● **Required work**: In the entries below, find the line containing "Rebuild this chart" and the line containing "sands_qt = [30.5, 39, 58.6, 90, 131, 187, 267]". Copy those two lines and everything between them exactly, without the pictures.

Source code of charts:
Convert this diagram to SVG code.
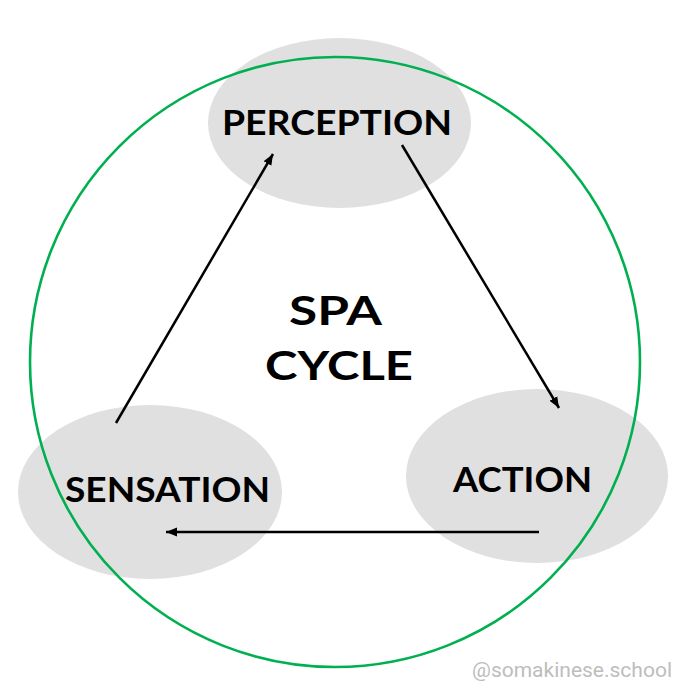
<svg xmlns="http://www.w3.org/2000/svg" width="692" height="697" viewBox="0 0 692 697">
<style>
.node{fill:#e0e0e0;}
.lbl{font-family:Lato,"Liberation Sans",sans-serif;font-weight:700;fill:#000;text-anchor:middle;}
.edge{stroke:#000;stroke-width:2.5;fill:none;marker-end:url(#ah);}
</style>
<defs>
<marker id="ah" markerUnits="userSpaceOnUse" markerWidth="12" markerHeight="10" refX="11" refY="5" orient="auto">
<path d="M0,0.5 L11,5 L0,9.5 z" fill="#000"/>
</marker>
</defs>
<rect width="692" height="697" fill="#fff"/>
<g id="perception">
<ellipse class="node" cx="339.5" cy="123" rx="131.5" ry="85"/>
</g>
<g id="sensation">
<ellipse class="node" cx="150" cy="492" rx="132" ry="87"/>
</g>
<g id="action">
<ellipse class="node" cx="537" cy="476" rx="131" ry="87"/>
</g>
<g id="cycle-ring">
<circle cx="335" cy="362" r="305" fill="none" stroke="#00b050" stroke-width="2.6"/>
</g>
<g id="labels">
<text class="lbl" x="337" y="135" font-size="33.5" textLength="230" lengthAdjust="spacingAndGlyphs">PERCEPTION</text>
<text class="lbl" x="167.5" y="502" font-size="33.5" textLength="205" lengthAdjust="spacingAndGlyphs">SENSATION</text>
<text class="lbl" x="522.5" y="492" font-size="33.5" textLength="139" lengthAdjust="spacingAndGlyphs">ACTION</text>
<g id="center">
<text class="lbl" x="335.5" y="325" font-size="41" textLength="93" lengthAdjust="spacingAndGlyphs">SPA</text>
<text class="lbl" x="339" y="380" font-size="41" textLength="148" lengthAdjust="spacingAndGlyphs">CYCLE</text>
</g>
</g>
<g id="connectors">
<line class="edge" x1="116" y1="423" x2="273" y2="154"/>
<line class="edge" x1="402" y1="145" x2="559" y2="408"/>
<line class="edge" x1="539" y1="532" x2="166" y2="532"/>
</g>
<text x="672" y="677" font-family="Roboto,'Liberation Sans',sans-serif" font-size="21" fill="#bdbdbd" text-anchor="end">@somakinese.school</text>
</svg>
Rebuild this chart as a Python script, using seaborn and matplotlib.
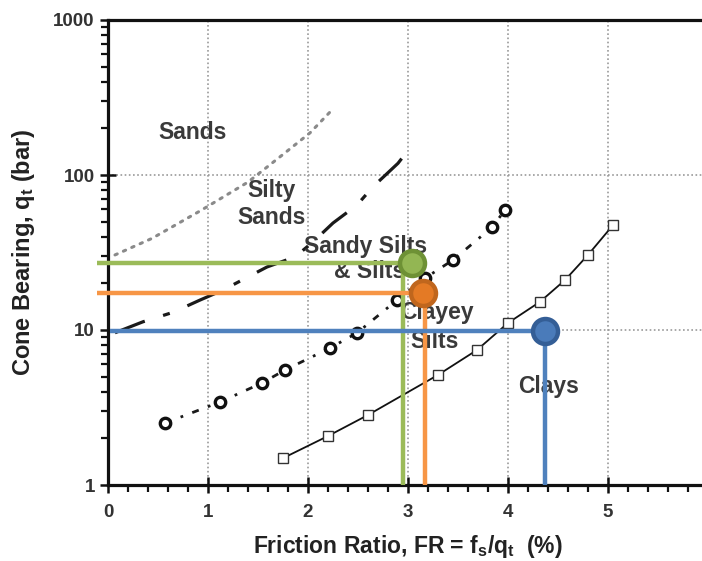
import numpy as np
import matplotlib
matplotlib.use('Agg')
import matplotlib.pyplot as plt
import seaborn as sns
from matplotlib.ticker import FixedLocator, NullFormatter

sns.set_theme(style='white')
plt.rcParams['font.family'] = ['Liberation Sans', 'DejaVu Sans']
plt.rcParams['mathtext.fontset'] = 'custom'
plt.rcParams['mathtext.rm'] = 'Liberation Sans:bold'
plt.rcParams['mathtext.it'] = 'Liberation Sans:bold'
plt.rcParams['mathtext.bf'] = 'Liberation Sans:bold'
plt.rcParams['mathtext.default'] = 'rm'

# boundary curves (FR in %, qt in bar)
sands_fr = [0.07, 0.44, 0.92, 1.40, 1.72, 2.02, 2.25]
sands_qt = [30.5, 39, 58.6, 90, 131, 187, 267]

silty_fr = [0.07, 0.35, 0.65, 0.92, 1.15, 1.59, 1.87, 2.05, 2.25, 2.49, 2.65, 2.90, 2.95]
silty_qt = [9.6, 11.3, 13.0, 15.6, 18.1, 25.5, 29.6, 37, 49, 64, 84, 119, 131]

sandy_fr = [0.57, 1.12, 1.54, 1.77, 2.22, 2.49, 2.89, 3.17, 3.45, 3.84, 3.97]
sandy_qt = [2.51, 3.43, 4.55, 5.52, 7.65, 9.57, 15.6, 21.6, 28.3, 46, 59.4]

clay_fr = [1.75, 2.2, 2.6, 3.3, 3.69, 4.0, 4.32, 4.57, 4.8, 5.05]
clay_qt = [1.49, 2.07, 2.83, 5.13, 7.43, 11.1, 15.2, 21, 30.5, 47.5]

# zone labels
zone_text = ['Sands', 'Silty', 'Sands', 'Sandy Silts', '& Silts', 'Clayey', 'Silts', 'Clays']
zone_fr = [0.85, 1.64, 1.64, 2.58, 2.62, 3.29, 3.27, 4.41]
zone_qt = [189, 80, 52.8, 34.8, 23.7, 12.9, 8.4, 4.29]

# highlighted readings: horizontal start, circle point, vertical line position
mark_names = ['green', 'orange', 'blue']
mark_qt = [27.0, 17.3, 9.9]
mark_start = [-0.11, -0.11, 0.02]
mark_circle_fr = [3.04, 3.15, 4.37]
mark_vert_fr = [2.95, 3.17, 4.37]
line_colors = ['#9BBB59', '#F79646', '#4F81BD']
face_colors = ['#93B653', '#E47A25', '#4A7BBA']
edge_colors = ['#6E9135', '#C0661D', '#345E96']

fig = plt.figure(figsize=(7.02, 5.61), dpi=100)
ax = fig.add_axes([108 / 702, 76 / 561, 600 / 702, 465 / 561])

sns.lineplot(x=sands_fr, y=sands_qt, ax=ax, color='#8a8a8a', lw=2.2,
             linestyle=(0, (0.8, 2.2)), dash_capstyle='round', sort=False, estimator=None)
sns.lineplot(x=silty_fr, y=silty_qt, ax=ax, color='#1a1a1a', lw=2.3,
             linestyle=(0, (10, 6, 2.2, 6)), sort=False, estimator=None)
sns.lineplot(x=sandy_fr, y=sandy_qt, ax=ax, color='#1a1a1a', lw=2.0,
             linestyle=(0, (2.5, 3.5, 1, 3.5)), marker='o', markersize=7.5,
             markerfacecolor='white', markeredgecolor='#111111', markeredgewidth=2.4,
             sort=False, estimator=None)
sns.lineplot(x=clay_fr, y=clay_qt, ax=ax, color='#111111', lw=1.3,
             marker='s', markersize=7, markerfacecolor='white',
             markeredgecolor='#333333', markeredgewidth=1.0, sort=False, estimator=None)

ax.set_yscale('log')
ax.set_xlim(0, 6)
ax.set_ylim(1, 1000)

ax.yaxis.set_major_locator(FixedLocator([1, 10, 100, 1000]))
ax.set_yticklabels(['1', '10', '100', '1000'])
minor_y = [m * 10 ** e for e in range(0, 3) for m in range(2, 10)]
ax.yaxis.set_minor_locator(FixedLocator(minor_y))
ax.yaxis.set_minor_formatter(NullFormatter())
ax.set_xticks(range(0, 7))
ax.set_xticklabels(['0', '1', '2', '3', '4', '5', ''])
ax.set_xticks(np.arange(0, 6.01, 0.2), minor=True)

ax.grid(True, which='major', color='#9a9a9a', linestyle=(0, (1, 1.5)), lw=1.2)

for s in ['left', 'bottom', 'top']:
    ax.spines[s].set_color('#111111')
    ax.spines[s].set_linewidth(2.3)
ax.spines['right'].set_visible(False)

ax.tick_params(axis='both', which='both', bottom=True, left=True, top=False, right=False)
ax.tick_params(axis='both', which='major', direction='inout', length=11, width=1.8,
               color='#111111', labelsize=13.5, labelcolor='#333333')
ax.tick_params(axis='both', which='minor', direction='out', length=5, width=1.6, color='#111111')
ax.tick_params(axis='x', which='major', pad=8)
ax.tick_params(axis='y', which='major', pad=4)
for lab in ax.get_xticklabels() + ax.get_yticklabels():
    lab.set_fontweight('bold')

for t, x, y in zip(zone_text, zone_fr, zone_qt):
    ax.text(x, y, t, ha='center', va='center', fontsize=16.5, fontweight='bold',
            color='#3a3a3a')

ax.set_xlabel(r'Friction Ratio, FR = f$_{s}$/q$_{t}$  (%)', fontsize=16.5,
              fontweight='bold', color='#222222', labelpad=9)
ax.set_ylabel(r'Cone Bearing, q$_{t}$ (bar)', fontsize=17,
              fontweight='bold', color='#222222', labelpad=12)

for i in range(len(mark_names)):
    ax.plot([mark_vert_fr[i], mark_vert_fr[i]], [1, mark_qt[i]], color=line_colors[i],
            lw=3.2, solid_capstyle='butt', clip_on=False, zorder=5)
    ax.plot([mark_start[i], mark_circle_fr[i]], [mark_qt[i], mark_qt[i]], color=line_colors[i],
            lw=3.2, solid_capstyle='butt', clip_on=False, zorder=5)
    ax.plot([mark_circle_fr[i]], [mark_qt[i]], marker='o', markersize=18,
            markerfacecolor=face_colors[i], markeredgecolor=edge_colors[i],
            markeredgewidth=3.2, clip_on=False, zorder=6)

fig.savefig('out.png', dpi=100)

● **Response to the exercise**:
Rebuild this chart as a Python script, using seaborn and matplotlib.
import numpy as np
import matplotlib
matplotlib.use('Agg')
import matplotlib.pyplot as plt
import seaborn as sns
from matplotlib.ticker import FixedLocator, NullFormatter

sns.set_theme(style='white')
plt.rcParams['font.family'] = ['Liberation Sans', 'DejaVu Sans']
plt.rcParams['mathtext.fontset'] = 'custom'
plt.rcParams['mathtext.rm'] = 'Liberation Sans:bold'
plt.rcParams['mathtext.it'] = 'Liberation Sans:bold'
plt.rcParams['mathtext.bf'] = 'Liberation Sans:bold'
plt.rcParams['mathtext.default'] = 'rm'

# boundary curves (FR in %, qt in bar)
sands_fr = [0.07, 0.44, 0.92, 1.40, 1.72, 2.02, 2.25]
sands_qt = [30.5, 39, 58.6, 90, 131, 187, 267]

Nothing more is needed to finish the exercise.